So I'm using Hydra 1.1 and hydra-ax-sweeper==1.1.5
to manage my configuration, and run some hyper-parameter optimization on minerl environment. For this purpose, I load a lot of data in to memory (peak around 50Gb while loading with multiprocessing, drops to 30Gb after fully loaded) with multiprocessing (by pytorch).
On a normal run this is not a problem (My machine have 90+Gb RAM), one training finish without any issue.
However, when I run the same code with -m
option (and hydra/sweeper: ax
in config), the code stops after about 2-3 sweeper runs, getting stuck at the data loading phase, because all memories of the system (+swap memory) is occupied.
First I thought this was some issue with minerl
environment code, which starts java-code in sub-process. So I tried to run my code without the environment (only the 30Gb data), and I still have the same issue. So I suspect I have some memory-leak inbetween the Hydra sweeper.
So my question is, How does Hydra sweeper(or ax-sweeper) work in-between sweeps? I always had the impression that it runs the main(cfg: DictConfig)
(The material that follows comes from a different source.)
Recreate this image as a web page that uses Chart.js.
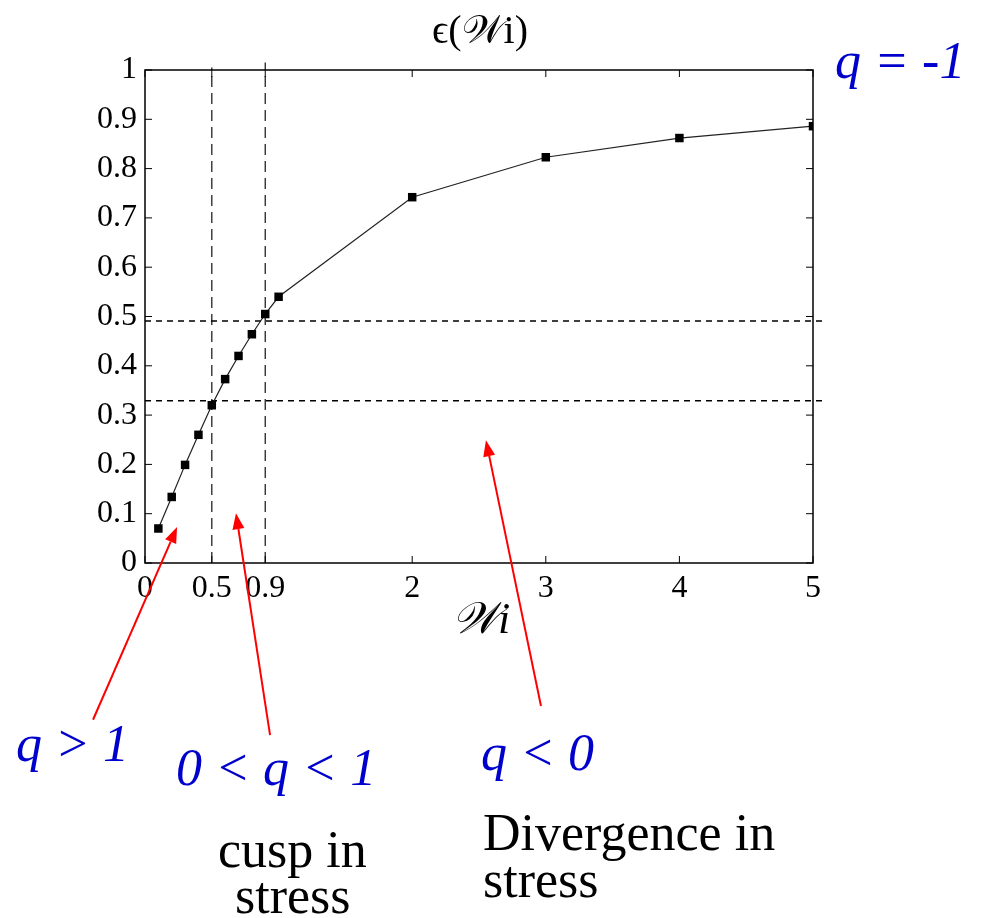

decorated with @hydra.main(...)
, takes a scalar return(score) and run the Bayesian optimizer with this score, with main()
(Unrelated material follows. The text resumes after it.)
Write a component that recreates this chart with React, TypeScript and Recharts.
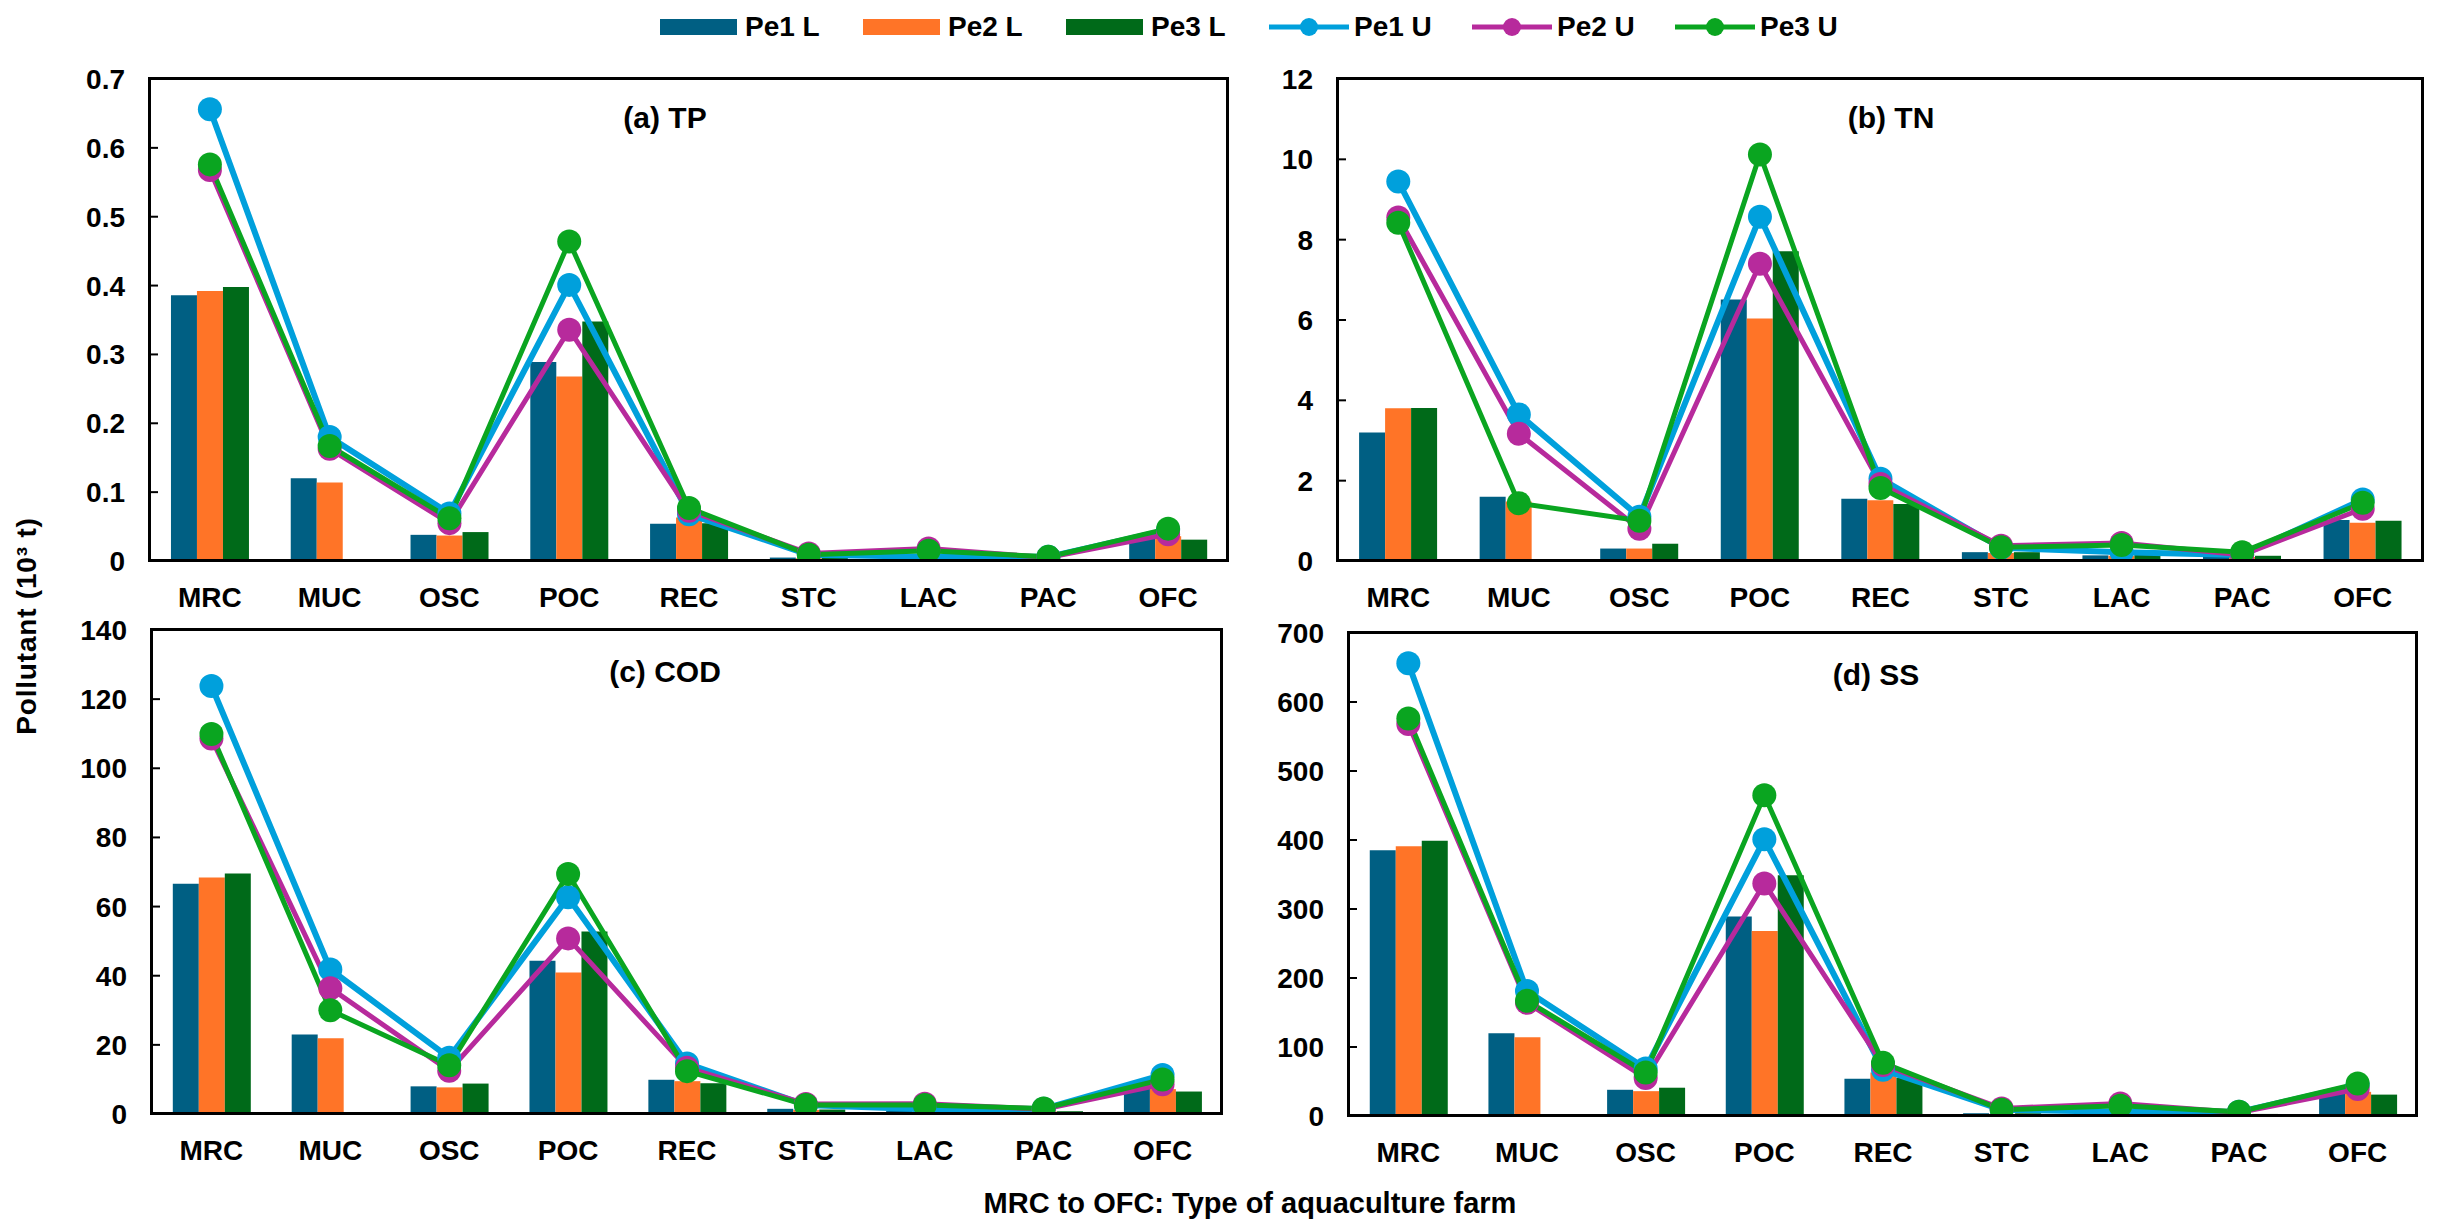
import React from "react";
import { ComposedChart, Bar, Line, XAxis, YAxis } from "recharts";

const categories = ["MRC", "MUC", "OSC", "POC", "REC", "STC", "LAC", "PAC", "OFC"];

// (a) TP, 10^3 t
const tpPe1L = [0.386, 0.12, 0.038, 0.289, 0.054, 0.005, 0.004, 0.003, 0.035];
const tpPe2L = [0.392, 0.114, 0.037, 0.268, 0.063, 0.004, 0.004, 0.003, 0.036];
const tpPe3L = [0.398, 0, 0.042, 0.348, 0.055, 0.005, 0.004, 0.003, 0.031];
const tpPe1U = [0.656, 0.18, 0.069, 0.401, 0.068, 0.009, 0.006, 0.006, 0.045];
const tpPe2U = [0.568, 0.163, 0.055, 0.336, 0.073, 0.011, 0.018, 0.005, 0.039];
const tpPe3U = [0.576, 0.167, 0.062, 0.464, 0.077, 0.009, 0.015, 0.006, 0.047];

// (b) TN
const tnPe1L = [3.2, 1.6, 0.31, 6.51, 1.55, 0.22, 0.14, 0.12, 1.02];
const tnPe2L = [3.8, 1.48, 0.31, 6.04, 1.51, 0.2, 0.13, 0.1, 0.95];
const tnPe3L = [3.81, 0, 0.43, 7.71, 1.42, 0.22, 0.15, 0.13, 1.0];
const tnPe1U = [9.45, 3.65, 1.1, 8.57, 2.05, 0.33, 0.22, 0.15, 1.53];
const tnPe2U = [8.55, 3.17, 0.8, 7.4, 1.92, 0.38, 0.45, 0.15, 1.3];
const tnPe3U = [8.42, 1.44, 1.0, 10.12, 1.82, 0.34, 0.4, 0.22, 1.45];

// (c) COD
const codPe1L = [66.6, 23.0, 8.0, 44.3, 9.9, 1.5, 0.9, 0.7, 7.4];
const codPe2L = [68.4, 21.9, 7.7, 40.9, 9.5, 1.2, 0.8, 0.7, 7.2];
const codPe3L = [69.6, 0, 8.8, 52.8, 8.9, 1.3, 0.9, 0.8, 6.5];
const codPe1U = [123.8, 41.8, 16.3, 62.7, 14.6, 2.6, 1.4, 1.5, 11.3];
const codPe2U = [108.6, 36.4, 12.5, 50.8, 13.4, 2.9, 3.0, 1.4, 8.6];
const codPe3U = [109.9, 30.0, 14.1, 69.4, 12.4, 2.6, 2.6, 1.6, 10.0];

// (d) SS
const ssPe1L = [385, 120, 38, 289, 54, 4, 3, 2, 33];
const ssPe2L = [391, 114, 36, 268, 63, 3, 3, 2, 35];
const ssPe3L = [399, 0, 41, 349, 55, 4, 3, 3, 31];
const ssPe1U = [656, 181, 69, 401, 67, 9, 6, 6, 45];
const ssPe2U = [568, 164, 55, 337, 74, 11, 18, 5, 39];
const ssPe3U = [576, 167, 63, 465, 77, 9, 15, 6, 47];

const tpTicks = [0, 0.1, 0.2, 0.3, 0.4, 0.5, 0.6, 0.7];
const tnTicks = [0, 2, 4, 6, 8, 10, 12];
const codTicks = [0, 20, 40, 60, 80, 100, 120, 140];
const ssTicks = [0, 100, 200, 300, 400, 500, 600, 700];

const seriesNames = ["Pe1 L", "Pe2 L", "Pe3 L", "Pe1 U", "Pe2 U", "Pe3 U"];
const seriesKeys = ["pe1L", "pe2L", "pe3L", "pe1U", "pe2U", "pe3U"];
const seriesColors = ["#005F83", "#FF7427", "#006A19", "#00A0DC", "#B72A9C", "#0AA520"];
const lineWidths = [0, 0, 0, 6, 5, 5];

const font = "'Liberation Sans', Arial, sans-serif";
const tickStyle = { fill: "#000", fontSize: 28, fontWeight: 700, fontFamily: font };

function buildRows(lists: number[][]) {
  return categories.map((name, i) => {
    const row: any = { name };
    seriesKeys.forEach((k, j) => (row[k] = lists[j][i]));
    return row;
  });
}

type Rect = { x: number; y: number; w: number; h: number };

function Panel({ plot, title, titleX, titleY, rows, ticks }: { plot: Rect; title: string; titleX: number; titleY: number; rows: any[]; ticks: number[] }) {
  const yw = 130;
  const mt = 30;
  const mr = 10;
  const xh = 70;
  return (
    <>
      <div style={{ position: "absolute", left: plot.x - yw, top: plot.y - mt }}>
        <ComposedChart
          width={yw + plot.w + mr}
          height={mt + plot.h + xh}
          data={rows}
          margin={{ top: mt, right: mr, bottom: 0, left: 0 }}
          barCategoryGap="17.5%"
          barGap={0}
        >
          <XAxis dataKey="name" height={xh} interval={0} tickLine={false} axisLine={false} tickSize={0} tickMargin={26} tick={tickStyle} />
          <YAxis
            width={yw}
            domain={[ticks[0], ticks[ticks.length - 1]]}
            ticks={ticks}
            interval={0}
            allowDataOverflow
            axisLine={false}
            tickSize={-8}
            tickMargin={33}
            tickLine={{ stroke: "#000", strokeWidth: 2 }}
            tick={tickStyle}
          />
          {[0, 1, 2].map((j) => (
            <Bar key={seriesKeys[j]} dataKey={seriesKeys[j]} fill={seriesColors[j]} isAnimationActive={false} />
          ))}
          {[3, 4, 5].map((j) => (
            <Line
              key={seriesKeys[j]}
              type="linear"
              dataKey={seriesKeys[j]}
              stroke={seriesColors[j]}
              strokeWidth={lineWidths[j]}
              dot={{ r: 12, fill: seriesColors[j], stroke: seriesColors[j], strokeWidth: 0 }}
              activeDot={false}
              isAnimationActive={false}
            />
          ))}
        </ComposedChart>
      </div>
      <div
        style={{
          position: "absolute",
          left: plot.x - 2,
          top: plot.y - 2,
          width: plot.w + 3,
          height: plot.h + 3,
          border: "3px solid #000",
          boxSizing: "border-box",
          pointerEvents: "none",
        }}
      />
      <div
        style={{
          position: "absolute",
          left: titleX - 150,
          width: 300,
          top: titleY - 17,
          textAlign: "center",
          fontFamily: font,
          fontWeight: 700,
          fontSize: 30,
          lineHeight: "34px",
        }}
      >
        {title}
      </div>
    </>
  );
}

function Legend() {
  return (
    <>
      {seriesNames.map((name, i) => {
        const left = 660 + i * 203;
        const isLine = i >= 3;
        return (
          <div key={name} style={{ position: "absolute", left, top: 10, height: 34, display: "flex", alignItems: "center" }}>
            <svg width={80} height={24}>
              {isLine ? (
                <>
                  <line x1={0} y1={12} x2={80} y2={12} stroke={seriesColors[i]} strokeWidth={5} />
                  <circle cx={40} cy={12} r={9} fill={seriesColors[i]} />
                </>
              ) : (
                <rect x={0} y={4} width={77} height={16} fill={seriesColors[i]} />
              )}
            </svg>
            <span style={{ marginLeft: 5, fontFamily: font, fontWeight: 700, fontSize: 28 }}>{name}</span>
          </div>
        );
      })}
    </>
  );
}

export default function App() {
  const tpRows = buildRows([tpPe1L, tpPe2L, tpPe3L, tpPe1U, tpPe2U, tpPe3U]);
  const tnRows = buildRows([tnPe1L, tnPe2L, tnPe3L, tnPe1U, tnPe2U, tnPe3U]);
  const codRows = buildRows([codPe1L, codPe2L, codPe3L, codPe1U, codPe2U, codPe3U]);
  const ssRows = buildRows([ssPe1L, ssPe2L, ssPe3L, ssPe1U, ssPe2U, ssPe3U]);

  return (
    <div style={{ position: "absolute", left: 0, top: 0, width: 2439, height: 1229, background: "#fff", overflow: "hidden" }}>
      <Legend />
      <Panel plot={{ x: 150, y: 79, w: 1078, h: 482 }} title="(a) TP" titleX={665} titleY={118} rows={tpRows} ticks={tpTicks} />
      <Panel plot={{ x: 1338, y: 79, w: 1085, h: 482 }} title="(b) TN" titleX={1891} titleY={118} rows={tnRows} ticks={tnTicks} />
      <Panel plot={{ x: 152, y: 630, w: 1070, h: 484 }} title="(c) COD" titleX={665} titleY={672} rows={codRows} ticks={codTicks} />
      <Panel plot={{ x: 1349, y: 633, w: 1068, h: 483 }} title="(d) SS" titleX={1876} titleY={675} rows={ssRows} ticks={ssTicks} />
      <div
        style={{
          position: "absolute",
          left: 27 - 200,
          top: 626 - 18,
          width: 400,
          height: 36,
          lineHeight: "36px",
          textAlign: "center",
          transform: "rotate(-90deg)",
          fontFamily: font,
          fontWeight: 700,
          fontSize: 28,
          letterSpacing: 0.8,
        }}
      >
        Pollutant (10³ t)
      </div>
      <div
        style={{
          position: "absolute",
          left: 1250 - 400,
          width: 800,
          top: 1203 - 18,
          lineHeight: "36px",
          textAlign: "center",
          fontFamily: font,
          fontWeight: 700,
          fontSize: 29,
        }}
      >
        MRC to OFC: Type of aquaculture farm
      </div>
    </div>
  );
}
called similar to a function (everything inside being properly deallocated/garbage collected between each sweep-run).
Is this not the case? Should I then load the data somewhere outside the main()
and keep it between sweeps?
Thank you very much in advance!
The hydra-ax-sweeper
may run trials in parallel, depending on the result of calling the get_max_parallelism
function defined in ax.service.ax_client
.
I suspect that your machine is running out of memory because of this parallelism.
Hydra's Ax plugin does not currently have a config group for configuring this max_parallelism
setting, so it is automatically set by ax.
Loading the data outside of main (as you suggested) may be a good workaround for this issue.